Entries with chart source code
· · · · ·

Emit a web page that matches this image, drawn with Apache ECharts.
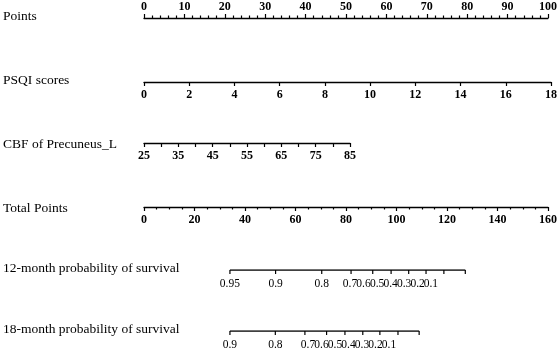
<!DOCTYPE html>
<html>
<head>
<meta charset="utf-8">
<script src="https://cdn.jsdelivr.net/npm/echarts@6/dist/echarts.min.js"></script>
<style>
  html, body { margin: 0; padding: 0; background: #fff; }
  #main { width: 560px; height: 350px; }
</style>
</head>
<body>
<div id="main"></div>
<script>
// row names of the nomogram
const rowTitles = [
  "Points",
  "PSQI scores",
  "CBF of Precuneus_L",
  "Total Points",
  "12-month probability of survival",
  "18-month probability of survival",
];

// linear scales: [min, max, label step]
const pointsScale = [0, 100, 10];
const psqiScale = [0, 18, 2];
const cbfScale = [25, 85, 10];
const totalScale = [0, 160, 20];

// survival scales, positions given in total points
const surv12Labels = ["0.95", "0.9", "0.8", "0.7", "0.6", "0.5", "0.4", "0.3", "0.2", "0.1"];
const surv12TickPts = [33.7, 51.6, 69.7, 81.2, 89.7, 96.9, 103.8, 110.6, 117.6, 126.0];
const surv12LabelPts = [33.7, 51.6, 69.7, 80.8, 86.1, 91.4, 96.7, 102.0, 107.3, 112.5];

const surv18Labels = ["0.9", "0.8", "0.7", "0.6", "0.5", "0.4", "0.3", "0.2", "0.1"];
const surv18TickPts = [33.7, 51.5, 63.1, 71.6, 78.8, 85.8, 92.5, 99.6, 107.9];
const surv18LabelPts = [33.7, 51.5, 64.3, 69.6, 74.9, 80.2, 85.5, 90.8, 96.1];

const font = "Liberation Serif";
const lineY = [18, 82, 143, 207, 270, 331];
const titleY = [15, 79, 143, 207, 267, 328];

const chart = echarts.init(document.getElementById("main"));

function axisFor(i, scale, opts) {
  return Object.assign(
    {
      gridIndex: i,
      type: "value",
      min: scale[0],
      max: scale[1],
      interval: scale[2],
      position: "bottom",
      splitLine: { show: false },
      axisLine: { show: true, onZero: false, lineStyle: { color: "#000", width: 1.3 } },
      axisTick: { show: true, inside: false, length: 4, lineStyle: { color: "#000", width: 1.2 } },
      axisLabel: { margin: 7, color: "#000", fontFamily: font, fontSize: 12, fontWeight: "bold" },
    },
    opts
  );
}

const grids = [];
const xAxes = [];
const yAxes = [];
for (let i = 0; i < 6; i++) {
  if (i === 0) {
    grids.push({ left: 144, right: 8, top: lineY[i], height: 10 });
  } else if (i === 2) {
    grids.push({ left: 144, width: 206, top: lineY[i] - 10, height: 10 });
  } else if (i >= 4) {
    grids.push({ left: 144, right: 8, top: lineY[i], height: 10 });
  } else {
    grids.push({ left: 144, right: 8, top: lineY[i] - 10, height: 10 });
  }
  yAxes.push({ gridIndex: i, type: "value", min: 0, max: 1, show: false });
}

xAxes.push(
  axisFor(0, pointsScale, {
    position: "top",
    minorTick: { show: true, splitNumber: 5, length: 2.5, lineStyle: { color: "#000", width: 1.2 } },
    axisLabel: { margin: 5, color: "#000", fontFamily: font, fontSize: 12, fontWeight: "bold" },
  })
);
xAxes.push(axisFor(1, psqiScale));
xAxes.push(
  axisFor(2, cbfScale, {
    minorTick: { show: true, splitNumber: 2, length: 4, lineStyle: { color: "#000", width: 1.2 } },
  })
);
xAxes.push(
  axisFor(3, totalScale, {
    minorTick: { show: true, splitNumber: 4, length: 2.5, lineStyle: { color: "#000", width: 1.2 } },
  })
);
xAxes.push({ gridIndex: 4, type: "value", min: totalScale[0], max: totalScale[1], show: false });
xAxes.push({ gridIndex: 5, type: "value", min: totalScale[0], max: totalScale[1], show: false });

function survSeries(idx, tickPts, labelPts, labels) {
  const ticks = tickPts.map((p) => [p, 1]);
  const texts = labelPts.map((p, k) => [p, 1, labels[k]]);
  return [
    {
      type: "line",
      xAxisIndex: idx,
      yAxisIndex: idx,
      data: [ticks[0], ticks[ticks.length - 1]],
      symbol: "none",
      silent: true,
      lineStyle: { color: "#000", width: 1.3 },
    },
    {
      type: "custom",
      xAxisIndex: idx,
      yAxisIndex: idx,
      data: ticks,
      silent: true,
      renderItem: function (params, api) {
        const p = api.coord([api.value(0), api.value(1)]);
        return {
          type: "line",
          shape: { x1: p[0], y1: p[1], x2: p[0], y2: p[1] + 4 },
          style: { stroke: "#000", lineWidth: 1.2 },
        };
      },
    },
    {
      type: "custom",
      xAxisIndex: idx,
      yAxisIndex: idx,
      data: texts,
      silent: true,
      renderItem: function (params, api) {
        const p = api.coord([api.value(0), api.value(1)]);
        return {
          type: "text",
          x: p[0],
          y: p[1] + 14,
          style: {
            text: texts[params.dataIndex][2],
            fill: "#000",
            font: "11.5px " + font,
            align: "center",
            verticalAlign: "middle",
          },
        };
      },
    },
  ];
}

const option = {
  animation: false,
  backgroundColor: "#fff",
  title: rowTitles.map((t, i) => ({
    text: t,
    left: 3,
    top: titleY[i] - 6,
    padding: 0,
    textStyle: { color: "#000", fontFamily: font, fontSize: 13.5, fontWeight: "normal" },
  })),
  grid: grids,
  xAxis: xAxes,
  yAxis: yAxes,
  series: [].concat(
    survSeries(4, surv12TickPts, surv12LabelPts, surv12Labels),
    survSeries(5, surv18TickPts, surv18LabelPts, surv18Labels)
  ),
};

chart.setOption(option);
</script>
</body>
</html>
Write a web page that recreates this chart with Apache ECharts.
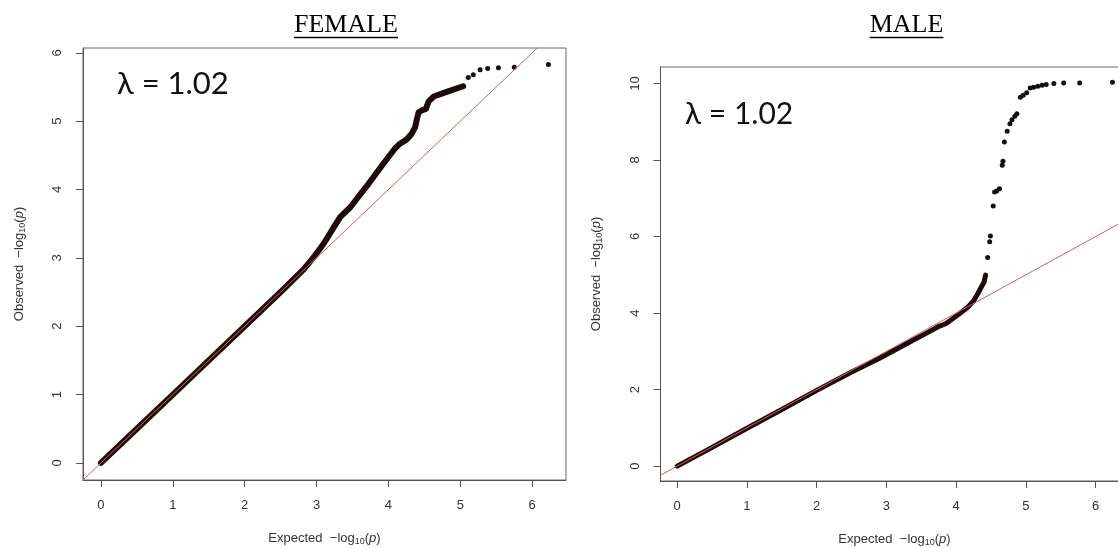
<!DOCTYPE html>
<html>
<head>
<meta charset="utf-8">
<script src="https://cdn.jsdelivr.net/npm/echarts@6/dist/echarts.min.js"></script>
<style>
  html, body { margin: 0; padding: 0; background: #fff; }
  #chart { width: 1118px; height: 548px; }
</style>
</head>
<body>
<div id="chart"></div>
<script>
// expected vs observed -log10(p)
const femaleExp = [0, 0.5, 1, 1.5, 2, 2.5, 2.82, 2.96, 3.10, 3.24, 3.33, 3.47, 3.60, 3.72, 3.91, 4.09, 4.16, 4.25, 4.32, 4.37, 4.40, 4.42, 4.47, 4.52, 4.56, 4.63, 4.76, 4.90, 5.04];
const femaleObs = [0, 0.5, 1, 1.5, 2, 2.5, 2.83, 3.01, 3.21, 3.45, 3.60, 3.74, 3.92, 4.08, 4.35, 4.60, 4.67, 4.73, 4.81, 4.91, 5.05, 5.13, 5.16, 5.18, 5.29, 5.36, 5.41, 5.46, 5.51];
const femaleTailExp = [5.11, 5.18, 5.275, 5.38, 5.53, 5.75, 6.225];
const femaleTailObs = [5.64, 5.68, 5.75, 5.77, 5.78, 5.79, 5.83];

const maleExp = [0, 0.5, 1, 1.5, 2, 2.5, 2.9, 3.38, 3.6, 3.76, 3.85, 4.05, 4.17, 4.25, 4.31, 4.36, 4.40, 4.42];
const maleObs = [0, 0.49, 0.99, 1.48, 1.98, 2.46, 2.82, 3.29, 3.5, 3.66, 3.72, 3.99, 4.16, 4.32, 4.51, 4.68, 4.81, 4.99];
const maleTailExp = [4.45, 4.48, 4.49, 4.53, 4.55, 4.58, 4.62, 4.66, 4.67, 4.69, 4.73, 4.77, 4.80, 4.84, 4.87, 4.92, 4.96, 5.01, 5.06, 5.11, 5.17, 5.23, 5.29, 5.40, 5.54, 5.77, 6.24];
const maleTailObs = [5.45, 5.86, 6.01, 6.80, 7.16, 7.19, 7.25, 7.86, 7.97, 8.47, 8.75, 8.95, 9.05, 9.14, 9.21, 9.64, 9.69, 9.76, 9.88, 9.90, 9.93, 9.95, 9.97, 10.0, 10.01, 10.01, 10.03];

const refLine = [-1, 11]; // y = x
const xTicks = [0, 1, 2, 3, 4, 5, 6];
const femaleYTicks = [0, 1, 2, 3, 4, 5, 6];
const maleYTicks = [0, 2, 4, 6, 8, 10];
const lambdaText = "λ = 1.02";

const zip = (a, b) => a.map((v, i) => [v, b[i]]);

const axisFont = "'Liberation Sans', Arial, sans-serif";
const nameRich = {
  sub: { fontSize: 9, fontFamily: axisFont, color: "#333", verticalAlign: "bottom", lineHeight: 12 },
  it: { fontSize: 13, fontFamily: axisFont, color: "#333", fontStyle: "italic" },
};

function xAxisOf(gridIndex, min, max) {
  return {
    gridIndex, type: "value", min, max,
    axisLine: { show: true, onZero: false, lineStyle: { color: "#555", width: 1 } },
    axisTick: { show: true, length: 7, customValues: xTicks, lineStyle: { color: "#555" } },
    axisLabel: { customValues: xTicks, margin: 19, fontSize: 13, color: "#333", fontFamily: axisFont },
    splitLine: { show: false },
    name: "Expected  \u2212log{sub|10}({it|p})",
    nameLocation: "middle",
    nameGap: 50,
    nameTextStyle: { fontSize: 13, color: "#333", fontFamily: axisFont, lineHeight: 16, rich: nameRich },
  };
}

function yAxisOf(gridIndex, min, max, ticks) {
  return {
    gridIndex, type: "value", min, max,
    axisLine: { show: true, onZero: false, lineStyle: { color: "#555", width: 1 } },
    axisTick: { show: true, length: 7, customValues: ticks, lineStyle: { color: "#555" } },
    axisLabel: { customValues: ticks, margin: 19, rotate: 90, fontSize: 13, color: "#333", fontFamily: axisFont },
    splitLine: { show: false },
    name: "Observed  \u2212log{sub|10}({it|p})",
    nameLocation: "middle",
    nameRotate: 90,
    nameGap: 56,
    nameTextStyle: { fontSize: 13, color: "#333", fontFamily: axisFont, lineHeight: 16, rich: nameRich },
  };
}

function panelSeries(idx, dense, tail, band) {
  return [
    {
      type: "line", xAxisIndex: idx, yAxisIndex: idx, data: dense,
      symbol: "none", z: 3,
      lineStyle: { color: "#1e0b0b", width: band, cap: "round", join: "round" },
    },
    {
      type: "scatter", xAxisIndex: idx, yAxisIndex: idx, data: tail,
      symbolSize: 5, z: 3, itemStyle: { color: "#111", opacity: 1 },
    },
    {
      type: "line", xAxisIndex: idx, yAxisIndex: idx, data: [[refLine[0], refLine[0]], [refLine[1], refLine[1]]],
      symbol: "none", z: 4,
      lineStyle: { color: "#de5a5a", width: 1 },
    },
  ];
}

// measure text so the heading underline fits it
const ctx = document.createElement("canvas").getContext("2d");
function heading(text, cx, cy, size) {
  ctx.font = size + "px 'Liberation Serif'";
  const w = ctx.measureText(text).width;
  return [
    { type: "text", x: cx, y: cy, style: { text, font: size + "px 'Liberation Serif', 'Times New Roman', serif", fill: "#000", textAlign: "center", textVerticalAlign: "middle" } },
    { type: "line", shape: { x1: cx - w / 2, y1: cy + 12.5, x2: cx + w / 2, y2: cy + 12.5 }, style: { stroke: "#000", lineWidth: 1.5 } },
  ];
}

const chart = echarts.init(document.getElementById("chart"));
chart.setOption({
  animation: false,
  backgroundColor: "#fff",
  grid: [
    { left: 83, top: 48, width: 483, height: 432, show: true, borderColor: "#666", borderWidth: 1, outerBoundsMode: "none" },
    { left: 660.5, top: 67, width: 468, height: 414, show: true, borderColor: "#666", borderWidth: 1, outerBoundsMode: "none" },
  ],
  xAxis: [xAxisOf(0, -0.25, 6.47), xAxisOf(1, -0.24, 6.47)],
  yAxis: [yAxisOf(0, -0.25, 6.07, femaleYTicks), yAxisOf(1, -0.39, 10.43, maleYTicks)],
  series: [
    ...panelSeries(0, zip(femaleExp, femaleObs), zip(femaleTailExp, femaleTailObs), 6),
    ...panelSeries(1, zip(maleExp, maleObs), zip(maleTailExp, maleTailObs), 5),
  ],
  graphic: [
    ...heading("FEMALE", 346, 25, 26),
    ...heading("MALE", 906.5, 25, 26),
    { type: "text", x: 117, y: 84, style: { text: lambdaText, font: "31px Lato, 'Noto Sans', sans-serif", fill: "#111", textVerticalAlign: "middle" } },
    { type: "text", x: 685, y: 114, style: { text: lambdaText, font: "30px Lato, 'Noto Sans', sans-serif", fill: "#111", textVerticalAlign: "middle" } },
  ],
});
</script>
</body>
</html>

· · · · ·

• **WHAT IS REQUIRED**: Starting at the line that contains "Write a web" and stopping after the line that contains "5.78, 5.79, 5.83];", copy every line exactly. Leave any pictures behind.

• **RESPONSE**:
Write a web page that recreates this chart with Apache ECharts.
<!DOCTYPE html>
<html>
<head>
<meta charset="utf-8">
<script src="https://cdn.jsdelivr.net/npm/echarts@6/dist/echarts.min.js"></script>
<style>
  html, body { margin: 0; padding: 0; background: #fff; }
  #chart { width: 1118px; height: 548px; }
</style>
</head>
<body>
<div id="chart"></div>
<script>
// expected vs observed -log10(p)
const femaleExp = [0, 0.5, 1, 1.5, 2, 2.5, 2.82, 2.96, 3.10, 3.24, 3.33, 3.47, 3.60, 3.72, 3.91, 4.09, 4.16, 4.25, 4.32, 4.37, 4.40, 4.42, 4.47, 4.52, 4.56, 4.63, 4.76, 4.90, 5.04];
const femaleObs = [0, 0.5, 1, 1.5, 2, 2.5, 2.83, 3.01, 3.21, 3.45, 3.60, 3.74, 3.92, 4.08, 4.35, 4.60, 4.67, 4.73, 4.81, 4.91, 5.05, 5.13, 5.16, 5.18, 5.29, 5.36, 5.41, 5.46, 5.51];
const femaleTailExp = [5.11, 5.18, 5.275, 5.38, 5.53, 5.75, 6.225];
const femaleTailObs = [5.64, 5.68, 5.75, 5.77, 5.78, 5.79, 5.83];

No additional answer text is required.